Solo cinque settimane fa, avevamo dato conto di una grave serie di attacchi alla libertà d’espressione nell’Egitto del presidente Mohamed Morsi. Non solo la repressione non è cessata, ma le cose vanno persino peggio.
Il 25 aprile è stato pubblicato l’ultimo numero di Egypt Independent, il principale quotidiano in lingua inglese. A deciderne la chiusura è stato il nuovo direttore esecutivo, un uomo di Mubarak.
Il 30 aprile, nell’ufficio del pubblico ministero di Tanta (90 chilometri a nord del Cairo) è stato arrestato un attivista di 24 anni, Ahmed Douma. È accusato di aver dato dell’assassino al presidente Morsi nel corso di un programma televisivo, il che corrisponde al reato penale di “insulto al presidente”.
Ahmed Anwar, blogger, nel marzo 2012, aveva pubblicato su Internet un video in cui mostrava agenti di polizia che conferivano un premio a un’attrice, soprannominandoli il “ministero delle Danzatrici del ventre”. Nel video, mentre gli agenti di polizia ballavano, venivano denunciate le brutalità delle forze di polizia e l’impunità di cui beneficiavano. Il processo, che doveva svolgersi il 4 maggio, è stato rinviato al 1° giugno.
Hassan Mostafa, un’attivista dell’opposizione di Alessandria, è arrivato al secondo grado di giudizio. In primo era stato condannato a due anni per aver insultato e preso a schiaffi un giudice. Il carcere lo aveva già conosciuto sotto Mubarak, per aver chiesto la fine dello stato d’emergenza.

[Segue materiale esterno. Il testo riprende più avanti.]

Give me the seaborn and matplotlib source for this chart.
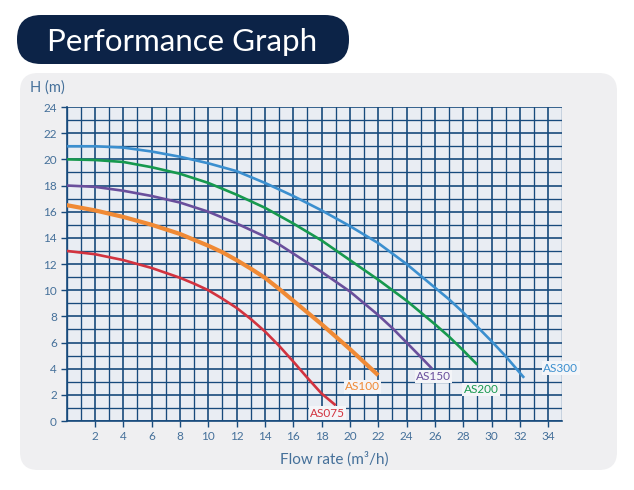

L’udienza davanti al giudice è per sabato prossimo.
Il governo si difende affermando di essere estraneo a ogni vicenda e che le iniziative giudiziarie prendono le mosse da cittadini “consapevoli” la cui sensibilità risulta urtata quando qualcun altro offende il presidente o la religione. Peccato che si ometta di aggiungere che la magistratura, di fronte alle denunce dei probi e zelanti cittadini, avrebbe anche il potere di non procedere all’apertura di un’inchiesta.
E che dire del Partito della libertà e della giustizia, il partito dei Fratelli musulmani, che vuole imporre ulteriori limiti alla critica, cercando di far passare al Consiglio della Shura (la Camera alta del parlamento egiziano) una legge che ridurrebbe enormemente la libertà d’azione delle organizzazioni per i diritti umani, nazionali e internazionali?
Se quella legge fosse già in vigore, non saremmo venuti a conoscenza della storia di un ragazzino di 16 anni, che all’alba del 25 aprile è stato portato via dalla sua abitazione, di fronte alla madre che urlava e implorava spiegazioni. Dopo 36 ore di assenza di qualsiasi informazione, è comparso di fronte a un magistrato della Procura d’emergenza per la sicurezza dello Stato, ennesima reminiscenza dei tempi bui di Mubarak, e accusato di far parte dei Black Block. Portato in carcere, messo in una cella insieme agli adulti, è stato brutalmente picchiato.
Il presidente Morsi ha dimenticato troppo in fretta che sono stati proprio la libertà d’espressione e la capacità e il coraggio di manifestare dissenso, a favorire la sua ascesa al potere.